In 1969, Ebrima Sanyang was sent on a production course at the London Film School, returning in 1972 to head the unit. The unit acted in the place of a television service in remote parts of The Gambia. Early production was limited by a lack of a professional sound camera, editing equipment, and the lack of trained Gambians in this field. Due to these conditions, the government requested assistance from the UNESCO for the expansion of the unit. Anthony Latham, was the original founder of The Gambia Film Unit, and after four-years, was given a three-year contract to continue by UNESCO. This came with a huge cheque, which Tony used to purchase an Arriflex BL-16 camera, a LWB second Filmmobile Landrover, and professional editing equipment. Tony also managed to get additional UNESCO funding to send Ebrima Sanyang to the UK for three-years, and the Filmmobile Operator Yaya Ceesay on a nine-month attachment to British Films. In 1975, a black and white film laboratory and the training of technicians were also provided for. In 1981, the unit was able to capture footage of the coup d'etat attempt that was used by news media across the world.

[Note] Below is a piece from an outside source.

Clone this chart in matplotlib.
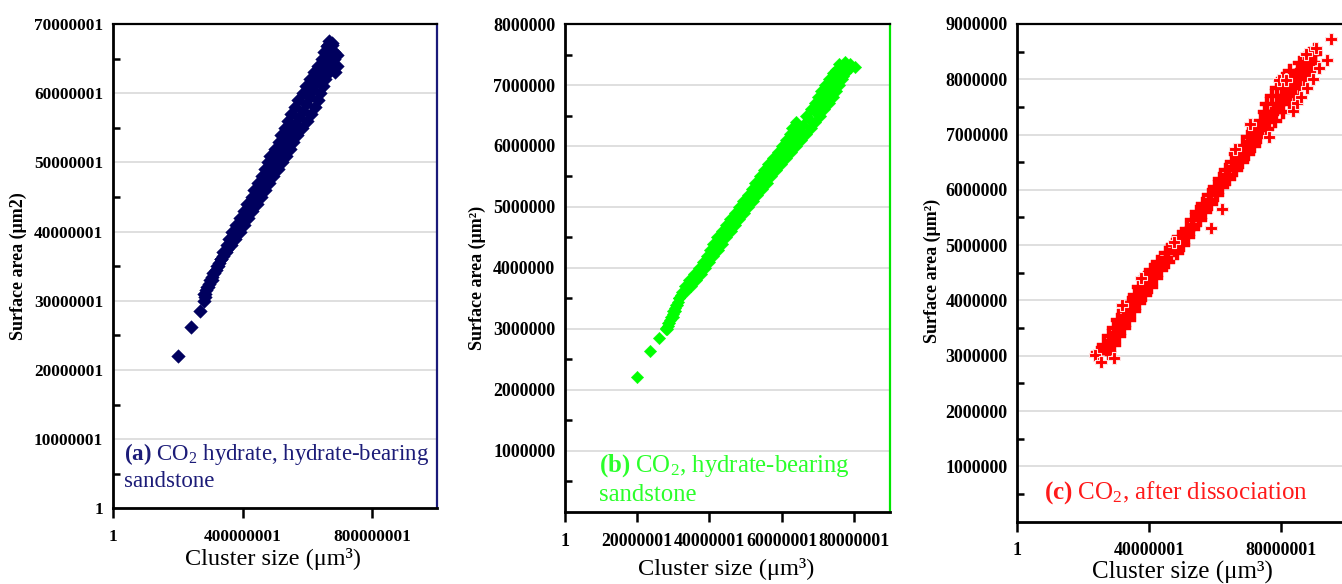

The unit held an important role in Gambian media, alongside Radio Gambia and the Gambia News Bulletin. The unit became part of Gam TV, The Gambia's first TV station, which was short-lived before it became itself part of Gambia Radio & Television Service (GRTS) in 1995. Sanyang and others involved in the unit have since been described as "pioneers" of Gambian film by Gambian filmmaker Prince Bubacarr Aminata Sankanu.